Why This Matters Beyond Finland

For Colas, the Finnish contract strengthens its foothold in northern Europe, a region investing heavily in rail, tram, and metro upgrades. Success in Vantaa could support bids in Sweden, Norway, or the Baltics, where similar climate and engineering constraints apply.

For the greater Helsinki region, the tram adds capacity to a transportation network already under pressure from population growth and aggressive climate targets. Finland has set ambitious emissions-reduction goals, and shifting tens of thousands of trips from private cars to electric trams aligns well with that strategy.

Practically, the project also shows how major infrastructure is now tied to long-range urban planning. A tram line is no longer just about laying track and buying vehicles. It intersects with housing policy, commercial zoning, airport strategy, and even national branding as a climate-conscious economy.

For readers used to metro-heavy cities like London or New York, trams may seem modest. But in mid-density places like Vantaa, they often hit a sweet spot: cheaper than subways, more reliable than buses stuck in traffic, and visible enough to shape private investment.
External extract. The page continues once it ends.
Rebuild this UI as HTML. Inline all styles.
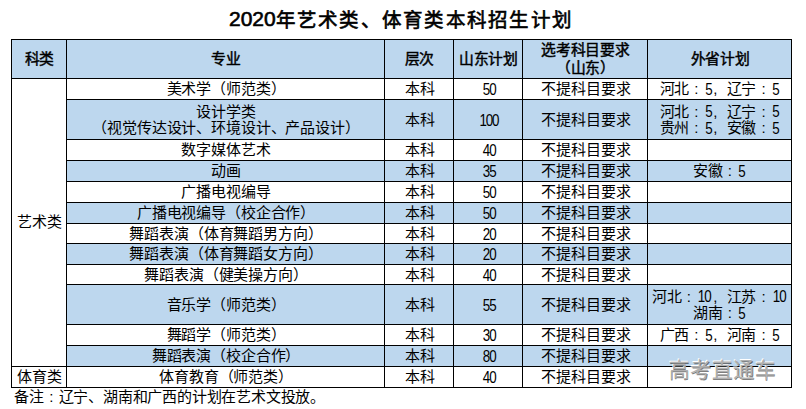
<!DOCTYPE html>
<html lang="zh-CN"><head><meta charset="utf-8">
<style>
html,body{margin:0;padding:0;background:#fff;}
body{width:806px;height:409px;position:relative;overflow:hidden;font-family:"Liberation Sans",sans-serif;color:#000;}
.c{position:absolute;display:flex;align-items:center;justify-content:center;text-align:center;font-size:15.0px;line-height:16.6px;box-sizing:border-box;padding-top:2.5px;padding-left:2px;}
.c span{display:block;white-space:nowrap;}
b{font-weight:normal;}
.n{display:inline-block;font-size:15.9px;letter-spacing:-1.3px;text-indent:0.65px;transform:scaleX(0.84);position:relative;top:0.8px;}
.cl{display:inline-block;width:1em;text-align:center;}
.cm{display:inline-block;width:1em;text-align:left;text-indent:1.5px;}
.h{font-size:14.8px;letter-spacing:-0.3px;-webkit-text-stroke:0.45px #000;line-height:17.5px;}
.m{letter-spacing:-0.15px;}
.o{letter-spacing:-0.5px;padding-left:0.5px;}
i{position:absolute;background:#000;display:block;}
.title{position:absolute;left:229px;top:6px;font-size:21px;-webkit-text-stroke:0.6px #000;line-height:26px;white-space:nowrap;}
.title .cj{font-size:19.5px;letter-spacing:1.25px;position:relative;top:0.5px;}
.note{position:absolute;left:14px;top:388px;letter-spacing:-0.2px;font-size:15.0px;line-height:18px;white-space:nowrap;}
.wm{position:absolute;left:668.5px;top:356px;font-size:21px;letter-spacing:0.6px;line-height:28px;color:#b0b0b0;white-space:nowrap;text-shadow:0.6px 0.8px 0.5px rgba(40,40,40,.6),-0.8px -0.8px 0.6px #fff;}
</style></head><body>
<div class="title"><span class="d">2020</span><span class="cj">年艺术类、体育类本科招生计划</span></div>
<div class="c h" style="left:11px;top:39px;width:55px;height:39px;background:#BDD7EE;"><span>科类</span></div><div class="c h" style="left:66px;top:39px;width:318px;height:39px;background:#BDD7EE;"><span>专业</span></div><div class="c h" style="left:384px;top:39px;width:69px;height:39px;background:#BDD7EE;"><span>层次</span></div><div class="c h" style="left:453px;top:39px;width:69px;height:39px;background:#BDD7EE;"><span>山东计划</span></div><div class="c h" style="left:522px;top:39px;width:125px;height:39px;background:#BDD7EE;"><span>选考科目要求<br>（山东）</span></div><div class="c h" style="left:647px;top:39px;width:144px;height:39px;background:#BDD7EE;"><span>外省计划</span></div><div class="c m" style="left:66px;top:78px;width:318px;height:21px;"><span>美术学（师范类）</span></div><div class="c" style="left:384px;top:78px;width:69px;height:21px;"><span>本科</span></div><div class="c" style="left:453px;top:78px;width:69px;height:21px;"><span><b class="n">50</b></span></div><div class="c" style="left:522px;top:78px;width:125px;height:21px;"><span>不提科目要求</span></div><div class="c o" style="left:647px;top:78px;width:144px;height:21px;"><span>河北<b class="cl">:</b><b class="n">5</b><b class="cm">,</b>辽宁<b class="cl">:</b><b class="n">5</b></span></div><div class="c m" style="left:66px;top:99px;width:318px;height:40px;background:#BDD7EE;"><span>设计学类<br>（视觉传达设计、环境设计、产品设计）</span></div><div class="c" style="left:384px;top:99px;width:69px;height:40px;background:#BDD7EE;"><span>本科</span></div><div class="c" style="left:453px;top:99px;width:69px;height:40px;background:#BDD7EE;"><span><b class="n">100</b></span></div><div class="c" style="left:522px;top:99px;width:125px;height:40px;background:#BDD7EE;"><span>不提科目要求</span></div><div class="c o" style="left:647px;top:99px;width:144px;height:40px;background:#BDD7EE;"><span>河北<b class="cl">:</b><b class="n">5</b><b class="cm">,</b>辽宁<b class="cl">:</b><b class="n">5</b><br>贵州<b class="cl">:</b><b class="n">5</b><b class="cm">,</b>安徽<b class="cl">:</b><b class="n">5</b></span></div><div class="c m" style="left:66px;top:139px;width:318px;height:21px;"><span>数字媒体艺术</span></div><div class="c" style="left:384px;top:139px;width:69px;height:21px;"><span>本科</span></div><div class="c" style="left:453px;top:139px;width:69px;height:21px;"><span><b class="n">40</b></span></div><div class="c" style="left:522px;top:139px;width:125px;height:21px;"><span>不提科目要求</span></div><div class="c o" style="left:647px;top:139px;width:144px;height:21px;"><span></span></div><div class="c m" style="left:66px;top:160px;width:318px;height:21px;background:#BDD7EE;"><span>动画</span></div><div class="c" style="left:384px;top:160px;width:69px;height:21px;background:#BDD7EE;"><span>本科</span></div><div class="c" style="left:453px;top:160px;width:69px;height:21px;background:#BDD7EE;"><span><b class="n">35</b></span></div><div class="c" style="left:522px;top:160px;width:125px;height:21px;background:#BDD7EE;"><span>不提科目要求</span></div><div class="c o" style="left:647px;top:160px;width:144px;height:21px;background:#BDD7EE;"><span>安徽<b class="cl">:</b><b class="n">5</b></span></div><div class="c m" style="left:66px;top:181px;width:318px;height:21px;"><span>广播电视编导</span></div><div class="c" style="left:384px;top:181px;width:69px;height:21px;"><span>本科</span></div><div class="c" style="left:453px;top:181px;width:69px;height:21px;"><span><b class="n">50</b></span></div><div class="c" style="left:522px;top:181px;width:125px;height:21px;"><span>不提科目要求</span></div><div class="c o" style="left:647px;top:181px;width:144px;height:21px;"><span></span></div><div class="c m" style="left:66px;top:202px;width:318px;height:21px;background:#BDD7EE;"><span>广播电视编导（校企合作）</span></div><div class="c" style="left:384px;top:202px;width:69px;height:21px;background:#BDD7EE;"><span>本科</span></div><div class="c" style="left:453px;top:202px;width:69px;height:21px;background:#BDD7EE;"><span><b class="n">50</b></span></div><div class="c" style="left:522px;top:202px;width:125px;height:21px;background:#BDD7EE;"><span>不提科目要求</span></div><div class="c o" style="left:647px;top:202px;width:144px;height:21px;background:#BDD7EE;"><span></span></div><div class="c m" style="left:66px;top:223px;width:318px;height:20px;"><span>舞蹈表演（体育舞蹈男方向）</span></div><div class="c" style="left:384px;top:223px;width:69px;height:20px;"><span>本科</span></div><div class="c" style="left:453px;top:223px;width:69px;height:20px;"><span><b class="n">20</b></span></div><div class="c" style="left:522px;top:223px;width:125px;height:20px;"><span>不提科目要求</span></div><div class="c o" style="left:647px;top:223px;width:144px;height:20px;"><span></span></div><div class="c m" style="left:66px;top:243px;width:318px;height:21px;background:#BDD7EE;"><span>舞蹈表演（体育舞蹈女方向）</span></div><div class="c" style="left:384px;top:243px;width:69px;height:21px;background:#BDD7EE;"><span>本科</span></div><div class="c" style="left:453px;top:243px;width:69px;height:21px;background:#BDD7EE;"><span><b class="n">20</b></span></div><div class="c" style="left:522px;top:243px;width:125px;height:21px;background:#BDD7EE;"><span>不提科目要求</span></div><div class="c o" style="left:647px;top:243px;width:144px;height:21px;background:#BDD7EE;"><span></span></div><div class="c m" style="left:66px;top:264px;width:318px;height:20px;"><span>舞蹈表演（健美操方向）</span></div><div class="c" style="left:384px;top:264px;width:69px;height:20px;"><span>本科</span></div><div class="c" style="left:453px;top:264px;width:69px;height:20px;"><span><b class="n">40</b></span></div><div class="c" style="left:522px;top:264px;width:125px;height:20px;"><span>不提科目要求</span></div><div class="c o" style="left:647px;top:264px;width:144px;height:20px;"><span></span></div><div class="c m" style="left:66px;top:284px;width:318px;height:40px;background:#BDD7EE;"><span>音乐学（师范类）</span></div><div class="c" style="left:384px;top:284px;width:69px;height:40px;background:#BDD7EE;"><span>本科</span></div><div class="c" style="left:453px;top:284px;width:69px;height:40px;background:#BDD7EE;"><span><b class="n">55</b></span></div><div class="c" style="left:522px;top:284px;width:125px;height:40px;background:#BDD7EE;"><span>不提科目要求</span></div><div class="c o" style="left:647px;top:284px;width:144px;height:40px;background:#BDD7EE;"><span>河北<b class="cl">:</b><b class="n">10</b><b class="cm">,</b>江苏<b class="cl">:</b><b class="n">10</b><br>湖南<b class="cl">:</b><b class="n">5</b></span></div><div class="c m" style="left:66px;top:324px;width:318px;height:21px;"><span>舞蹈学（师范类）</span></div><div class="c" style="left:384px;top:324px;width:69px;height:21px;"><span>本科</span></div><div class="c" style="left:453px;top:324px;width:69px;height:21px;"><span><b class="n">30</b></span></div><div class="c" style="left:522px;top:324px;width:125px;height:21px;"><span>不提科目要求</span></div><div class="c o" style="left:647px;top:324px;width:144px;height:21px;"><span>广西<b class="cl">:</b><b class="n">5</b><b class="cm">,</b>河南<b class="cl">:</b><b class="n">5</b></span></div><div class="c m" style="left:66px;top:345px;width:318px;height:21px;background:#BDD7EE;"><span>舞蹈表演（校企合作）</span></div><div class="c" style="left:384px;top:345px;width:69px;height:21px;background:#BDD7EE;"><span>本科</span></div><div class="c" style="left:453px;top:345px;width:69px;height:21px;background:#BDD7EE;"><span><b class="n">80</b></span></div><div class="c" style="left:522px;top:345px;width:125px;height:21px;background:#BDD7EE;"><span>不提科目要求</span></div><div class="c o" style="left:647px;top:345px;width:144px;height:21px;background:#BDD7EE;"><span></span></div><div class="c m" style="left:66px;top:366px;width:318px;height:21px;"><span>体育教育（师范类）</span></div><div class="c" style="left:384px;top:366px;width:69px;height:21px;"><span>本科</span></div><div class="c" style="left:453px;top:366px;width:69px;height:21px;"><span><b class="n">40</b></span></div><div class="c" style="left:522px;top:366px;width:125px;height:21px;"><span>不提科目要求</span></div><div class="c o" style="left:647px;top:366px;width:144px;height:21px;"><span></span></div><div class="c" style="left:11px;top:78px;width:55px;height:288px;padding-top:1px;"><span>艺术类</span></div><div class="c" style="left:11px;top:366px;width:55px;height:21px;"><span>体育类</span></div>
<i style="left:11px;top:39px;width:781px;height:1px"></i><i style="left:11px;top:78px;width:781px;height:1px"></i><i style="left:66px;top:99px;width:726px;height:1px"></i><i style="left:66px;top:139px;width:726px;height:1px"></i><i style="left:66px;top:160px;width:726px;height:1px"></i><i style="left:66px;top:181px;width:726px;height:1px"></i><i style="left:66px;top:202px;width:726px;height:1px"></i><i style="left:66px;top:223px;width:726px;height:1px"></i><i style="left:66px;top:243px;width:726px;height:1px"></i><i style="left:66px;top:264px;width:726px;height:1px"></i><i style="left:66px;top:284px;width:726px;height:1px"></i><i style="left:66px;top:324px;width:726px;height:1px"></i><i style="left:66px;top:345px;width:726px;height:1px"></i><i style="left:11px;top:366px;width:781px;height:1px"></i><i style="left:11px;top:387px;width:781px;height:1px"></i><i style="left:11px;top:39px;width:1px;height:349px"></i><i style="left:66px;top:39px;width:1px;height:349px"></i><i style="left:384px;top:39px;width:1px;height:349px"></i><i style="left:453px;top:39px;width:1px;height:349px"></i><i style="left:522px;top:39px;width:1px;height:349px"></i><i style="left:647px;top:39px;width:1px;height:349px"></i><i style="left:791px;top:39px;width:1px;height:349px"></i>
<div class="note">备注<b class="cl">:</b>辽宁、湖南和广西的计划在艺术文投放。</div>
<div class="wm">高考直通车</div>
</body></html>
One risk lies in the construction phase. Years of roadwork, detours, and noise can spark opposition, especially if businesses along the route lose customers. How Destia and the city manage scheduling, communication, and temporary access may shape public opinion long before the first tram runs.

Transportation economists often argue the real test arrives five to ten years after launch. If offices and housing actually fill in along the route, car ownership drops, and ridership grows without massive subsidies, the Vantaa tram will look like a smart bet. If not, it could become an expensive lesson in overly optimistic urban planning.